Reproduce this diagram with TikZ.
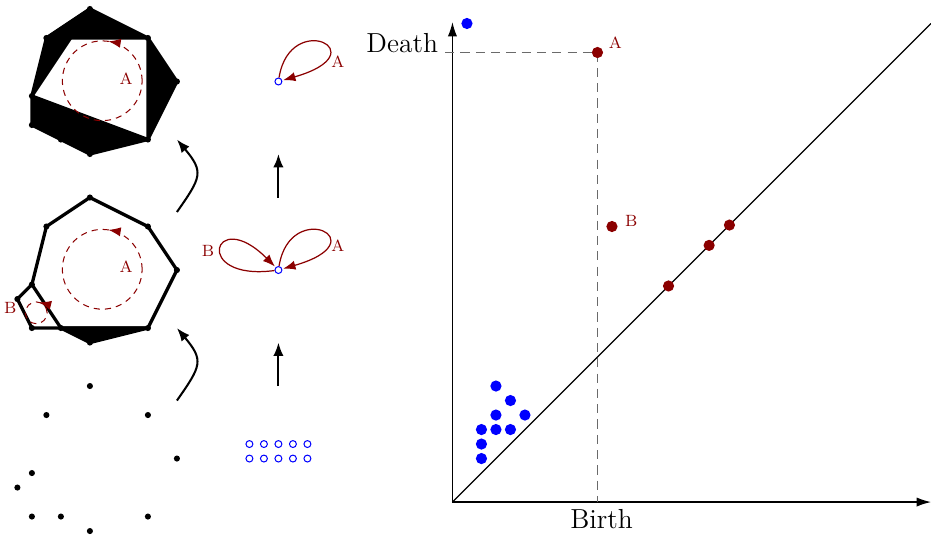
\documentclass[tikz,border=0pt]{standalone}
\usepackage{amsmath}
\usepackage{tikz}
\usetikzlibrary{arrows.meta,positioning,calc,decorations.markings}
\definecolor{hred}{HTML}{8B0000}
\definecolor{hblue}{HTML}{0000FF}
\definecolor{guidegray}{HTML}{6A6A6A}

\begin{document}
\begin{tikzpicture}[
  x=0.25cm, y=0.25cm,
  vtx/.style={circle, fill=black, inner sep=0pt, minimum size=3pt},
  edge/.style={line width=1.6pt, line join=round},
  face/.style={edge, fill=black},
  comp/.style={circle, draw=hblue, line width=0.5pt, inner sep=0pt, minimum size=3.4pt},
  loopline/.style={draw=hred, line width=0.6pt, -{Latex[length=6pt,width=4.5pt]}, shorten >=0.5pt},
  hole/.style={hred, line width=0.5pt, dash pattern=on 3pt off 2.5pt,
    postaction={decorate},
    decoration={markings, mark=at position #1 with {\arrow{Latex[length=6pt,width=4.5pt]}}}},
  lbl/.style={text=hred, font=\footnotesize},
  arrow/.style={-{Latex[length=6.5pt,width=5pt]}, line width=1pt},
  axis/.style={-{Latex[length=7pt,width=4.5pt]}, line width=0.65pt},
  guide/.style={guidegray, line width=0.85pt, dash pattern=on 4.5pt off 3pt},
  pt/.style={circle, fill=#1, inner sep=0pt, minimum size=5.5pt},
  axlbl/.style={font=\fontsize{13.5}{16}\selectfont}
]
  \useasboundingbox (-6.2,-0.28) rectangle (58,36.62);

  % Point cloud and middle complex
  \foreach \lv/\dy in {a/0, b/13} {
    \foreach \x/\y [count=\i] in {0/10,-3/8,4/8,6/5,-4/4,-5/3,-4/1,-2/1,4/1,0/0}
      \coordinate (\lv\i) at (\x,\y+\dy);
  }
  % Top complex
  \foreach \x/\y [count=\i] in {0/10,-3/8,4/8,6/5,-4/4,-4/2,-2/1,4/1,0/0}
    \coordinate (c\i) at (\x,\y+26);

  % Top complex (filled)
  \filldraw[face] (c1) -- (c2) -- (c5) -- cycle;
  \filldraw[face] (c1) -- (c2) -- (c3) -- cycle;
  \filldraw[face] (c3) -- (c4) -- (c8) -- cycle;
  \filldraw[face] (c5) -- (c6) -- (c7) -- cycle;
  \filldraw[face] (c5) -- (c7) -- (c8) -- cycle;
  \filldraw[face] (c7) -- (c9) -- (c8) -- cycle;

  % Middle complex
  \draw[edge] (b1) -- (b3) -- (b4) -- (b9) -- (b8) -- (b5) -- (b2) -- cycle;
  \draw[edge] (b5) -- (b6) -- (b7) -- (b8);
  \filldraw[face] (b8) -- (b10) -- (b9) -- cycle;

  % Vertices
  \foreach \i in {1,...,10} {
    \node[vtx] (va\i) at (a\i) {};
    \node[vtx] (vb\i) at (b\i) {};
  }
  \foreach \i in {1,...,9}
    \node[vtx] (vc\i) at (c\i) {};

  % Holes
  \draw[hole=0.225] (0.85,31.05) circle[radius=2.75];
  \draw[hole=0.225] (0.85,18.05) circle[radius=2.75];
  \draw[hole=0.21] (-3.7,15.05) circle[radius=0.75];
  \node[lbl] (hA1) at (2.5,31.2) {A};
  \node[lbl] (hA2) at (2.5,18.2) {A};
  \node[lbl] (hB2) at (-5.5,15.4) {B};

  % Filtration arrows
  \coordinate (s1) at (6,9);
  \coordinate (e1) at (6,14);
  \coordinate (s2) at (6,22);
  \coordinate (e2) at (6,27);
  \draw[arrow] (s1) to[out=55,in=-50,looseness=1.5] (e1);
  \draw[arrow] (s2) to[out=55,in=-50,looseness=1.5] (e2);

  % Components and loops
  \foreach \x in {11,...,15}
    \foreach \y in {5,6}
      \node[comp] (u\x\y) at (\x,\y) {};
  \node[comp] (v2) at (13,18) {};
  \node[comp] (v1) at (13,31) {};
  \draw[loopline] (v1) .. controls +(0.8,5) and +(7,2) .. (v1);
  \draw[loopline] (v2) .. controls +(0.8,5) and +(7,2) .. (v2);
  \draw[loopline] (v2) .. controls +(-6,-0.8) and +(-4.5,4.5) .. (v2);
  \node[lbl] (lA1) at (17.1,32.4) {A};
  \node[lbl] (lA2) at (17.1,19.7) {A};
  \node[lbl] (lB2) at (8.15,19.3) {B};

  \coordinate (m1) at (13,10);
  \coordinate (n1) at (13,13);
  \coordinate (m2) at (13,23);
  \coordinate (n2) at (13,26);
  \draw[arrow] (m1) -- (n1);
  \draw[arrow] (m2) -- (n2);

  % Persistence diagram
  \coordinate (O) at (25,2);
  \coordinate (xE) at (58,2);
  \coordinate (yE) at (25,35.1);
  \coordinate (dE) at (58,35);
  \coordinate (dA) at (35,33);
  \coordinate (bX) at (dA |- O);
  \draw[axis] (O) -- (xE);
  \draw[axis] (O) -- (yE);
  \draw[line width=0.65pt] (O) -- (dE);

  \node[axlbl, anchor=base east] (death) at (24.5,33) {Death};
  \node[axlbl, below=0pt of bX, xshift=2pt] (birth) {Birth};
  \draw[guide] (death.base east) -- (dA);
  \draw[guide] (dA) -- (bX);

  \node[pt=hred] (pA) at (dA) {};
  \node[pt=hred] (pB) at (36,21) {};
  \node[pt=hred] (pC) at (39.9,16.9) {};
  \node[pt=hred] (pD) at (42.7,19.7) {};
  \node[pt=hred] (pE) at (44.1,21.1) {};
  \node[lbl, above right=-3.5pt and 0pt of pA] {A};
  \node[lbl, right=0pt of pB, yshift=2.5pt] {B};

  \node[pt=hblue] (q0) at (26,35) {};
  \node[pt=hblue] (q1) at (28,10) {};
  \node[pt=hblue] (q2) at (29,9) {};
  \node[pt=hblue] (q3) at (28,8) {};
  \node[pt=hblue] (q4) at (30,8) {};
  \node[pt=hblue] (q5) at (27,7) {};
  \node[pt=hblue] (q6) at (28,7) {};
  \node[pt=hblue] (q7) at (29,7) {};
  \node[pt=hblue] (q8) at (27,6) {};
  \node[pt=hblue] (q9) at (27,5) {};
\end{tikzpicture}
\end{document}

[Work instructions] Quote the data exactly, leaving every image out of the copy.

[Output for this exercise]
Reproduce this diagram with TikZ.
\documentclass[tikz,border=0pt]{standalone}
\usepackage{amsmath}
\usepackage{tikz}
\usetikzlibrary{arrows.meta,positioning,calc,decorations.markings}
\definecolor{hred}{HTML}{8B0000}
\definecolor{hblue}{HTML}{0000FF}
\definecolor{guidegray}{HTML}{6A6A6A}

\begin{document}
\begin{tikzpicture}[
  x=0.25cm, y=0.25cm,
  vtx/.style={circle, fill=black, inner sep=0pt, minimum size=3pt},
  edge/.style={line width=1.6pt, line join=round},
  face/.style={edge, fill=black},
  comp/.style={circle, draw=hblue, line width=0.5pt, inner sep=0pt, minimum size=3.4pt},
  loopline/.style={draw=hred, line width=0.6pt, -{Latex[length=6pt,width=4.5pt]}, shorten >=0.5pt},
  hole/.style={hred, line width=0.5pt, dash pattern=on 3pt off 2.5pt,
    postaction={decorate},
    decoration={markings, mark=at position #1 with {\arrow{Latex[length=6pt,width=4.5pt]}}}},
  lbl/.style={text=hred, font=\footnotesize},
  arrow/.style={-{Latex[length=6.5pt,width=5pt]}, line width=1pt},
  axis/.style={-{Latex[length=7pt,width=4.5pt]}, line width=0.65pt},
  guide/.style={guidegray, line width=0.85pt, dash pattern=on 4.5pt off 3pt},
  pt/.style={circle, fill=#1, inner sep=0pt, minimum size=5.5pt},
  axlbl/.style={font=\fontsize{13.5}{16}\selectfont}
]
  \useasboundingbox (-6.2,-0.28) rectangle (58,36.62);

  % Point cloud and middle complex
  \foreach \lv/\dy in {a/0, b/13} {
    \foreach \x/\y [count=\i] in {0/10,-3/8,4/8,6/5,-4/4,-5/3,-4/1,-2/1,4/1,0/0}
      \coordinate (\lv\i) at (\x,\y+\dy);
  }
  % Top complex
  \foreach \x/\y [count=\i] in {0/10,-3/8,4/8,6/5,-4/4,-4/2,-2/1,4/1,0/0}
    \coordinate (c\i) at (\x,\y+26);

  % Top complex (filled)
  \filldraw[face] (c1) -- (c2) -- (c5) -- cycle;
  \filldraw[face] (c1) -- (c2) -- (c3) -- cycle;
  \filldraw[face] (c3) -- (c4) -- (c8) -- cycle;
  \filldraw[face] (c5) -- (c6) -- (c7) -- cycle;
  \filldraw[face] (c5) -- (c7) -- (c8) -- cycle;
  \filldraw[face] (c7) -- (c9) -- (c8) -- cycle;

  % Middle complex
  \draw[edge] (b1) -- (b3) -- (b4) -- (b9) -- (b8) -- (b5) -- (b2) -- cycle;
  \draw[edge] (b5) -- (b6) -- (b7) -- (b8);
  \filldraw[face] (b8) -- (b10) -- (b9) -- cycle;

  % Vertices
  \foreach \i in {1,...,10} {
    \node[vtx] (va\i) at (a\i) {};
    \node[vtx] (vb\i) at (b\i) {};
  }
  \foreach \i in {1,...,9}
    \node[vtx] (vc\i) at (c\i) {};

  % Holes
  \draw[hole=0.225] (0.85,31.05) circle[radius=2.75];
  \draw[hole=0.225] (0.85,18.05) circle[radius=2.75];
  \draw[hole=0.21] (-3.7,15.05) circle[radius=0.75];
  \node[lbl] (hA1) at (2.5,31.2) {A};
  \node[lbl] (hA2) at (2.5,18.2) {A};
  \node[lbl] (hB2) at (-5.5,15.4) {B};

  % Filtration arrows
  \coordinate (s1) at (6,9);
  \coordinate (e1) at (6,14);
  \coordinate (s2) at (6,22);
  \coordinate (e2) at (6,27);
  \draw[arrow] (s1) to[out=55,in=-50,looseness=1.5] (e1);
  \draw[arrow] (s2) to[out=55,in=-50,looseness=1.5] (e2);

  % Components and loops
  \foreach \x in {11,...,15}
    \foreach \y in {5,6}
      \node[comp] (u\x\y) at (\x,\y) {};
  \node[comp] (v2) at (13,18) {};
  \node[comp] (v1) at (13,31) {};
  \draw[loopline] (v1) .. controls +(0.8,5) and +(7,2) .. (v1);
  \draw[loopline] (v2) .. controls +(0.8,5) and +(7,2) .. (v2);
  \draw[loopline] (v2) .. controls +(-6,-0.8) and +(-4.5,4.5) .. (v2);
  \node[lbl] (lA1) at (17.1,32.4) {A};
  \node[lbl] (lA2) at (17.1,19.7) {A};
  \node[lbl] (lB2) at (8.15,19.3) {B};

  \coordinate (m1) at (13,10);
  \coordinate (n1) at (13,13);
  \coordinate (m2) at (13,23);
  \coordinate (n2) at (13,26);
  \draw[arrow] (m1) -- (n1);
  \draw[arrow] (m2) -- (n2);

  % Persistence diagram
  \coordinate (O) at (25,2);
  \coordinate (xE) at (58,2);
  \coordinate (yE) at (25,35.1);
  \coordinate (dE) at (58,35);
  \coordinate (dA) at (35,33);
  \coordinate (bX) at (dA |- O);
  \draw[axis] (O) -- (xE);
  \draw[axis] (O) -- (yE);
  \draw[line width=0.65pt] (O) -- (dE);

  \node[axlbl, anchor=base east] (death) at (24.5,33) {Death};
  \node[axlbl, below=0pt of bX, xshift=2pt] (birth) {Birth};
  \draw[guide] (death.base east) -- (dA);
  \draw[guide] (dA) -- (bX);

  \node[pt=hred] (pA) at (dA) {};
  \node[pt=hred] (pB) at (36,21) {};
  \node[pt=hred] (pC) at (39.9,16.9) {};
  \node[pt=hred] (pD) at (42.7,19.7) {};
  \node[pt=hred] (pE) at (44.1,21.1) {};
  \node[lbl, above right=-3.5pt and 0pt of pA] {A};
  \node[lbl, right=0pt of pB, yshift=2.5pt] {B};

  \node[pt=hblue] (q0) at (26,35) {};
  \node[pt=hblue] (q1) at (28,10) {};
  \node[pt=hblue] (q2) at (29,9) {};
  \node[pt=hblue] (q3) at (28,8) {};
  \node[pt=hblue] (q4) at (30,8) {};
  \node[pt=hblue] (q5) at (27,7) {};
  \node[pt=hblue] (q6) at (28,7) {};
  \node[pt=hblue] (q7) at (29,7) {};
  \node[pt=hblue] (q8) at (27,6) {};
  \node[pt=hblue] (q9) at (27,5) {};
\end{tikzpicture}
\end{document}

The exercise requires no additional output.